As far as teeth are concerned, they will do a single procedure...fill a cavity, pull a tooth or clean your teeth. For glasses, you get the usual vision exam and get to pick out some sexy frames. All for free.

http://ramvolunteers.org/
*

*
*Volunteer Registration System*

*Upcoming Clinics*
WELCOME TO REMOTE AREA MEDICAL'S ONLINE VOLUNTEER ENROLLMENT & REGISTRATION SYSTEM!

*2015 Schedule*

*April 10 - 12*
*Clinton, TN*
First Baptist Church
225 N Main St
Clinton, TN37716

*April 17 - 18*
*Chattanooga, TN*
Homeless Health Care Center
730 East 11th Street
Chattanooga, TN37403

*April 30 - 3*
*Bristol, TN*
Bristol Motor Speedway
151 Speedway Blvd
Bristol, TN37620

*May 27 - 31*
*Anaheim, CA*
Anaheim Convention Center
800 W Katella Ave
Anaheim, CA92802

*June 5 - 7*
*Harrogate, TN*
Lincoln Memorial University
6965 Cumberland Gap Parkway
Harrogate, TN37752

*June 12 - 14*
*Loudon, TN*
Loudon County High School
1039 Mulberry Street
Loudon, TN37774

*July 10 - 12*
*Cleveland, TN*
Walker Valley High School
750 Lauderdale Memorial Hwy
Cleveland, TN37312

*July 16 - 19*
*Wise, VA*
Wise County Fairgrounds
State Route 680
Wise, VA24293

*July 27 - 31*
*San Juan, TX*
Pharr-San Juan-Alamo High School
805 West Ridge Road
San Juan, TX78589

*July 27 - 31*
*Mission, TX*
Palmview High School
3901 North La Homa Road
Mission, TX78574

*August 13 - 16*
*East Saint Louis, IL,*
Mason/Clark Middle School
5510 State Street
East Saint Louis, IL, 62203

*September 11 - 13*
*Jonesville, VA*
Lee County Airport

Jonesville, VA24263

*October 1 - 4*
*Las Vegas, NV*
Tarkanian Basketball Academy
2730 S Rancho Drive
Las Vegas, NV89102

*October 2 - 4*
*Grundy, VA*
Riverside School
27382 Riverside Drive
Grundy, VA24614

*October 8 - 11*
*Yerington, NV*
Boys and Girls Club
124 North Main Street
Yerington, NV89447

*October 15 - 18*
*Carson City, NV*
Carson City High School
1111 N Saliman Rd
Carson City, NV89701

*October 16 - 18*
*Henderson, TN*
Chester County Junior High School
930 East Main Street
Henderson, TN38340

*November 6 - 8*
*Lexington, KY*
Rupp Arena
430 W Vine St
Lexington, KY40507

*November 13 - 15*
*Warsaw, VA*
TBA

Warsaw, VA






*Clinics will open for registration 4-6 months prior to the date of the clinic!*

Please note that an email address is valid for one volunteer only.

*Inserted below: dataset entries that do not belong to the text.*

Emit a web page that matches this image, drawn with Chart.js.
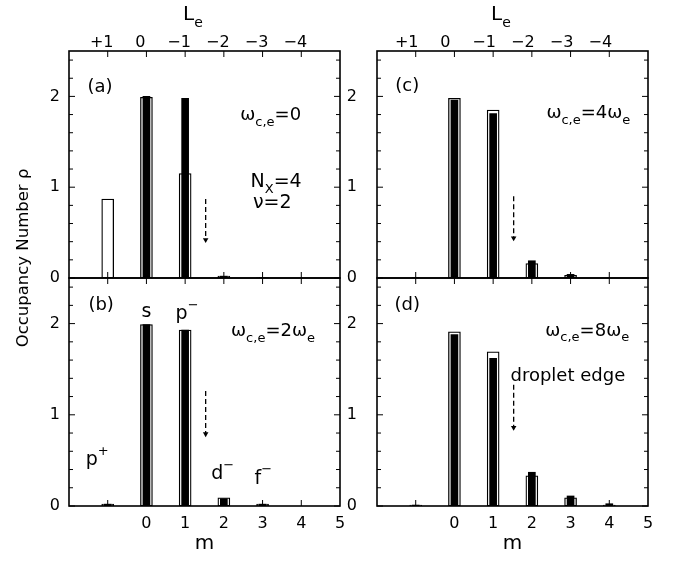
<!DOCTYPE html>
<html>
<head>
<meta charset="utf-8">
<script src="https://cdn.jsdelivr.net/npm/chart.js@4.4.1/dist/chart.umd.min.js"></script>
<style>
  body { margin: 0; background: #fff; }
  #wrap { position: relative; width: 673px; height: 561px; overflow: hidden; }
  #wrap canvas { position: absolute; left: 0; top: 0; }
</style>
</head>
<body>
<div id="wrap">
  <canvas id="panelA" width="673" height="561"></canvas>
  <canvas id="panelB" width="673" height="561"></canvas>
  <canvas id="panelC" width="673" height="561"></canvas>
  <canvas id="panelD" width="673" height="561"></canvas>
</div>
<script>
// orbital index m (bottom axis); L_e on top axis is -m
const mValues = [-1, 0, 1, 2, 3, 4];

// occupancy numbers, open (wide) bars and filled (narrow) bars
const openA = [0.87, 1.99, 1.15, 0.02, 0.005, null];
const fillA = [null, 2.0, 1.98, 0.02, 0.005, null];
const openB = [0.02, 1.99, 1.93, 0.09, 0.02, null];
const fillB = [0.02, 1.99, 1.93, 0.08, 0.02, null];
const openC = [null, 1.98, 1.85, 0.16, 0.03, null];
const fillC = [0.005, 1.96, 1.81, 0.19, 0.04, null];
const openD = [0.01, 1.91, 1.69, 0.33, 0.09, 0.01];
const fillD = [0.01, 1.88, 1.62, 0.37, 0.11, 0.025];

// tick labels
const topTickValues = [-1, 0, 1, 2, 3, 4];
const topTickLabels = ['+1', '0', '\u22121', '\u22122', '\u22123', '\u22124'];
const bottomTickValues = [0, 1, 2, 3, 4, 5];
const bottomTickLabels = ['0', '1', '2', '3', '4', '5'];
const yTickValues = [0, 1, 2];
const yTickLabels = ['0', '1', '2'];
const yMinorTicks = [0.2, 0.4, 0.6, 0.8, 1.2, 1.4, 1.6, 1.8, 2.2, 2.4];
const xTickMarks = [-1, 0, 1, 2, 3, 4];

// dashed "droplet edge" arrows: [m, from, to]
const arrowA = [1.53, 0.87, 0.42];
const arrowB = [1.53, 1.26, 0.79];
const arrowC = [1.53, 0.9, 0.44];
const arrowD = [1.53, 1.33, 0.86];

const FONT = "'DejaVu Sans', 'Liberation Sans', Arial, sans-serif";
Chart.defaults.font.family = FONT;
Chart.defaults.color = '#000';

function drawRich(ctx, parts, x, y, size) {
  const fontOf = mode => (mode ? Math.round(size * 0.7) : size) + 'px ' + FONT;
  let w = 0;
  parts.forEach(([t, mode]) => { ctx.font = fontOf(mode); w += ctx.measureText(t).width; });
  let cx = x - w / 2;
  parts.forEach(([t, mode]) => {
    ctx.font = fontOf(mode);
    const dy = mode === 'sub' ? size * 0.4 : mode === 'sup' ? -size * 0.45 : 0;
    ctx.fillText(t, cx, y + dy);
    cx += ctx.measureText(t).width;
  });
}

const deco = {
  id: 'deco',
  afterDatasetsDraw(chart, args, opts) {
    const { ctx, chartArea: a, scales } = chart;
    const xs = scales.x, ys = scales.y;
    ctx.save();
    ctx.strokeStyle = '#000';
    ctx.lineWidth = 1;
    ctx.beginPath();
    xTickMarks.forEach(v => {
      const px = xs.getPixelForValue(v);
      ctx.moveTo(px, a.bottom); ctx.lineTo(px, a.bottom - 6);
      ctx.moveTo(px, a.top); ctx.lineTo(px, a.top + 6);
    });
    yTickValues.forEach(v => {
      const py = ys.getPixelForValue(v);
      ctx.moveTo(a.left, py); ctx.lineTo(a.left + 6, py);
      ctx.moveTo(a.right, py); ctx.lineTo(a.right - 6, py);
    });
    yMinorTicks.forEach(v => {
      const py = ys.getPixelForValue(v);
      ctx.moveTo(a.left, py); ctx.lineTo(a.left + 4, py);
      ctx.moveTo(a.right, py); ctx.lineTo(a.right - 4, py);
    });
    ctx.stroke();
    ctx.lineWidth = 1.6;
    ctx.strokeRect(a.left, a.top, a.right - a.left, a.bottom - a.top);

    ctx.fillStyle = '#000';
    ctx.textBaseline = 'middle';
    ctx.textAlign = 'left';
    (opts.notes || []).forEach(n =>
      drawRich(ctx, n.parts, xs.getPixelForValue(n.x), ys.getPixelForValue(n.y), n.size));
    if (opts.topTitle) {
      drawRich(ctx, [['L'], ['e', 'sub']], xs.getPixelForValue(1.2), a.top - 36, 20);
    }
    if (opts.yTitle) {
      ctx.translate(a.left - 45, a.bottom - 20);
      ctx.rotate(-Math.PI / 2);
      ctx.textAlign = 'center';
      ctx.font = '16.5px ' + FONT;
      ctx.fillText('Occupancy Number \u03c1', 0, 0);
    }
    ctx.restore();
  }
};

function makePanel(id, open, filled, arrow, p) {
  const toXY = arr => mValues.map((m, i) => ({ x: m, y: arr[i] }));
  return new Chart(document.getElementById(id), {
    type: 'bar',
    data: {
      datasets: [
        { data: toXY(filled), backgroundColor: '#000', borderWidth: 0, barThickness: 7, grouped: false },
        { data: toXY(open), backgroundColor: '#fff', borderColor: '#000', borderWidth: 1.3,
          borderSkipped: false, barThickness: 12, grouped: false },
        { type: 'line', data: [{ x: arrow[0], y: arrow[1] }, { x: arrow[0], y: arrow[2] }],
          borderColor: '#000', borderWidth: 1.3, borderDash: [5, 3],
          pointRadius: [0, 3.2], pointStyle: 'triangle', rotation: 180,
          pointBackgroundColor: '#000', pointBorderWidth: 0 }
      ]
    },
    options: {
      responsive: false,
      animation: false,
      layout: { padding: p.padding },
      plugins: {
        legend: { display: false },
        tooltip: { enabled: false },
        deco: { notes: p.notes, topTitle: p.top, yTitle: p.yTitle }
      },
      scales: {
        x: {
          type: 'linear', min: -2, max: 5, offset: false,
          display: !p.top,
          afterBuildTicks: s => { s.ticks = bottomTickValues.map(v => ({ value: v })); },
          afterFit: s => { s.height = p.top ? 0 : 50; },
          ticks: { autoSkip: false, maxRotation: 0, padding: 8, font: { size: 16 },
                   callback: (v, i) => bottomTickLabels[i] },
          grid: { display: false, drawTicks: false },
          border: { display: false },
          title: { display: true, text: 'm', font: { size: 20 }, padding: { top: 0, bottom: 0 } }
        },
        x2: {
          type: 'linear', axis: 'x', position: 'top', min: -2, max: 5, offset: false,
          display: p.top,
          afterBuildTicks: s => { s.ticks = topTickValues.map(v => ({ value: v })); },
          afterFit: s => { s.height = p.top ? 40 : 0; },
          ticks: { autoSkip: false, maxRotation: 0, padding: -1, labelOffset: p.labelShift,
                   font: { size: 16 }, callback: (v, i) => topTickLabels[i] },
          grid: { display: false, drawTicks: false },
          border: { display: false }
        },
        y: {
          type: 'linear', min: 0, max: 2.5,
          afterBuildTicks: s => { s.ticks = yTickValues.map(v => ({ value: v })); },
          afterFit: s => { s.width = 40; },
          ticks: { padding: p.yPad, font: { size: 16 }, callback: (v, i) => yTickLabels[i] },
          grid: { display: false, drawTicks: false },
          border: { display: false }
        }
      }
    },
    plugins: [deco]
  });
}

makePanel('panelA', openA, fillA, arrowA, {
  top: true, yTitle: true, yPad: 9, labelShift: -6,
  padding: { left: 29, top: 11, right: 333, bottom: 283 },
  notes: [
    { x: -1.2, y: 2.1, size: 18, parts: [['(a)']] },
    { x: 3.21, y: 1.79, size: 18, parts: [['\u03c9'], ['c,e', 'sub'], ['=0']] },
    { x: 3.35, y: 1.06, size: 19, parts: [['N'], ['X', 'sub'], ['=4']] },
    { x: 3.25, y: 0.82, size: 19, parts: [['\u03bd=2']] }
  ]
});
makePanel('panelB', openB, fillB, arrowB, {
  top: false, yPad: 9, labelShift: 0,
  padding: { left: 29, top: 278, right: 333, bottom: 5 },
  notes: [
    { x: -1.17, y: 2.2, size: 18, parts: [['(b)']] },
    { x: 0.0, y: 2.13, size: 19, parts: [['s']] },
    { x: 1.05, y: 2.1, size: 19, parts: [['p'], ['\u2212', 'sup']] },
    { x: 3.27, y: 1.91, size: 18, parts: [['\u03c9'], ['c,e', 'sub'], ['=2\u03c9'], ['e', 'sub']] },
    { x: -1.27, y: 0.5, size: 19, parts: [['p'], ['+', 'sup']] },
    { x: 1.97, y: 0.35, size: 19, parts: [['d'], ['\u2212', 'sup']] },
    { x: 3.02, y: 0.3, size: 19, parts: [['f'], ['\u2212', 'sup']] }
  ]
});
makePanel('panelC', openC, fillC, arrowC, {
  top: true, yPad: 20, labelShift: -9,
  padding: { left: 337, top: 11, right: 25, bottom: 283 },
  notes: [
    { x: -1.22, y: 2.11, size: 18, parts: [['(c)']] },
    { x: 3.46, y: 1.81, size: 18, parts: [['\u03c9'], ['c,e', 'sub'], ['=4\u03c9'], ['e', 'sub']] }
  ]
});
makePanel('panelD', openD, fillD, arrowD, {
  top: false, yPad: 20, labelShift: 0,
  padding: { left: 337, top: 278, right: 25, bottom: 5 },
  notes: [
    { x: -1.22, y: 2.2, size: 18, parts: [['(d)']] },
    { x: 3.43, y: 1.92, size: 18, parts: [['\u03c9'], ['c,e', 'sub'], ['=8\u03c9'], ['e', 'sub']] },
    { x: 2.93, y: 1.42, size: 18, parts: [['droplet edge']] }
  ]
});
</script>
</body>
</html>
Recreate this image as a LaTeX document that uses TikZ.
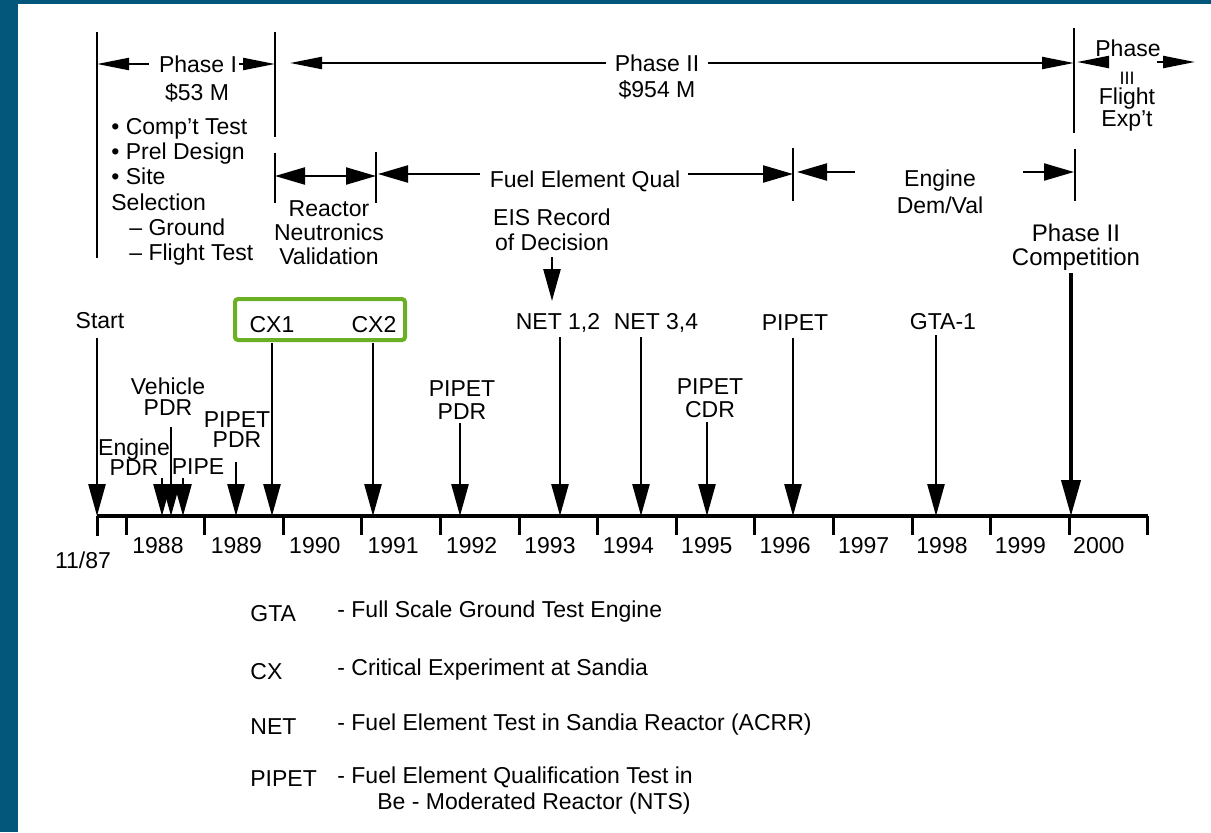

Families sharing email will need to register additional members 
with the "no email" option.


----------



## Deleted member 125 (Apr 2, 2015)

this is really rad. the past few years not taking care of my teeth when i was younger really caught up with me, having 3 teeth yanked out and dealing with pain for years before that really makes me regret not brushing my fucking teeth more. BRUSH YER TEETH PEOPLE SHIT ITS NOT THAT HARD! but super cool program.


----------



## Kim Chee (Apr 2, 2015)

...and if you need more than one procedure done on your teeth just show up at another city (be sure to give them different personal info).


----------



## Tude (Apr 3, 2015)

@7xMichael - that is some really great material. Believe it or not I'm still working on the runaway resources stuff - but am incorporating much more for other travelers - This ... I shall incorporate. Totally lovely!!!!! <hugs!>


----------



## Kim Chee (Apr 3, 2015)

Btw: be sure to show up early to make sure you're seen. They work quickly, but it would suck to travel with the intention of getting something done only to be declined for lack of time (they have a lot of people show).


----------